Silvio Berlusconi mostra i muscoli di fronte all’ultimatum di Gianfranco Fini, ma ormai anche il premier sembra rassegnato al voto in primavera. Se vuole la mia testa, dovra’ votare la sfiducia, assumendosi la responsabilita’ della fine della legislatura in Parlamento, e’ la prima reazione che il premier confida ai fedelissimi pochi minuti dopo la fine dell’intervento del leader di Fli. Dettando quella che poi sara’ la linea di tutto il Pdl. Il presidente del Consiglio, dunque, va avanti. Ma non si fa molte illusioni sul fatto che la legislatura possa proseguire: ormai e’ ”morta e sepolta”, e’ la frase che un dirigente del Pdl gli attribuisce.
Raccontano che il Cavaliere, chiuso ad Arcore, abbia passato la giornata con alcuni dei suoi cinque figli. Difficile credere che non abbia ascoltato il discorso di Fini, nonostante lui stesso abbia detto a diversi deputati di non aver acceso il televisore se non dopo, per godersi la vittoria del suo Milan. Un distacco ostentato anche con il silenzio ufficiale con cui ha accolto le durissime parole del presidente della Camera. Chi lo ha sentito giura di averlo trovato calmo, sereno, quasi sollevato. Non mancano le telefonate con consiglieri e dirigenti di via dell’Umilta’: da Gianni Letta, a Denis Verdini; da Paolo Bonaiuti, a Fabrizio Cicchitto; passando per ministri ma anche ‘semplici’ parlamentari. Tutti riferiscono, raccontano, danno la loro versione della reazione del premier.
Ne nascono una serie di ragionamenti, utili a capire il suo stato d’animo. Si parte dal giudizio su Fini. Del suo ‘tradimento’ del mandato elettorale, del suo essere legato a rituali da Prima Repubblica come quello di una crisi ‘extraparlamentare’ che, a detta del leader del Pdl, non sarebbe gradita neanche al Quirinale. Vorrebbe un mio passo indietro, senza neanche dare garanzie su chi dovrebbe essere il prossimo premier, sarebbe l’argomentazione del premier. Un ‘boccone avvelenato’, da respingere al mittente. Gli elogi di Fini a diversi ministri, inoltre, dimostrano come dietro il suo ultimatum non vi siano ragioni politiche, ma solo pretesti dovuti al livore personale. Il premier avrebbe particolarmente insistito sull’incoerenza di chiedere le dimissioni del capo del governo rimanendo seduto sullo scranno piu’ alto di Montecitorio. Chiedendo a tutti – deputati, senatori e dirigenti – di puntare su questo nelle loro dichiarazioni.
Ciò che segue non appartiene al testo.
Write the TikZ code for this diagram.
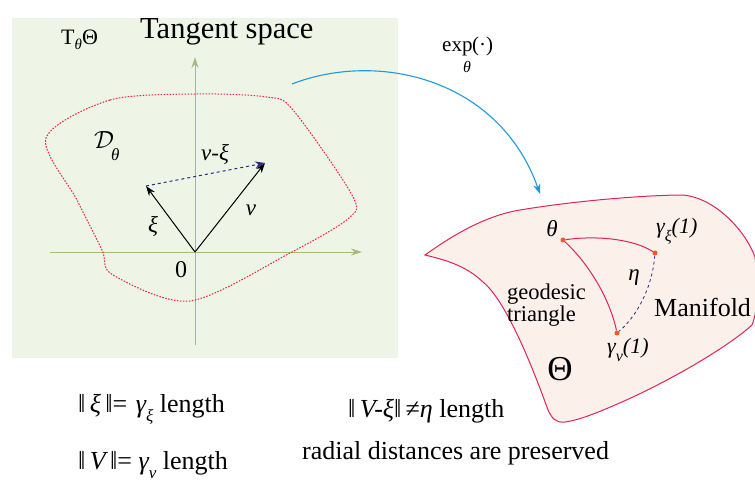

E ancora: Fini parla di legge elettorale vergognosa, dopo averla votata; auspica un patto sociale allargato alla Cgil, confermando di essere ormai appiattito sulle posizioni della sinistra. Per non parlare del ‘festival dell’insulto’ proveniente dai Falchi alla Granata, Briguglio, Barbareschi.
Sul da farsi, il premier sarebbe stato altrettanto netto: se vuole la mia testa deve venire a prendersela in Parlamento perche’ io non mi dimetto. Ritiri pure la delegazione dal governo e mi voti contro, sempre che ne abbiano il coraggio. Qualcuno gli attribuisce infatti la speranza che Fli possa spaccarsi. ”Cosa fanno, presentano e votano una mozione di sfiducia con Di Pietro”, si chiede un dirigente del Pdl, ”o peggio bocciano la finanziaria?”.
Anche per questo, qualche consigliere gli suggerisce di chiamare i ministri ‘futuristi’ uno ad uno, per chiedere loro cosa intendano fare. Ma il nodo per il Cavaliere e’ un’altro: e’ Fini che dovra’ assumersi la totale responsabilita’ della crisi, pagandone il prezzo in termini elettorali. Lui stesso pero’ e’ ormai rassegnato alle urne anticipate. Basta pensare alla frase che gli viene attribuita sulla legislatura ormai ”morta e sepolta”. Casini, avrebbe spiegato, non e’ disponibile ad entrare nella maggioranza e l’unica alternativa sarebbe quella di farsi logorare lentamente. Conclusione: meglio scaricare la colpa su Fini e sperare che il Quirinale non si opponga al voto.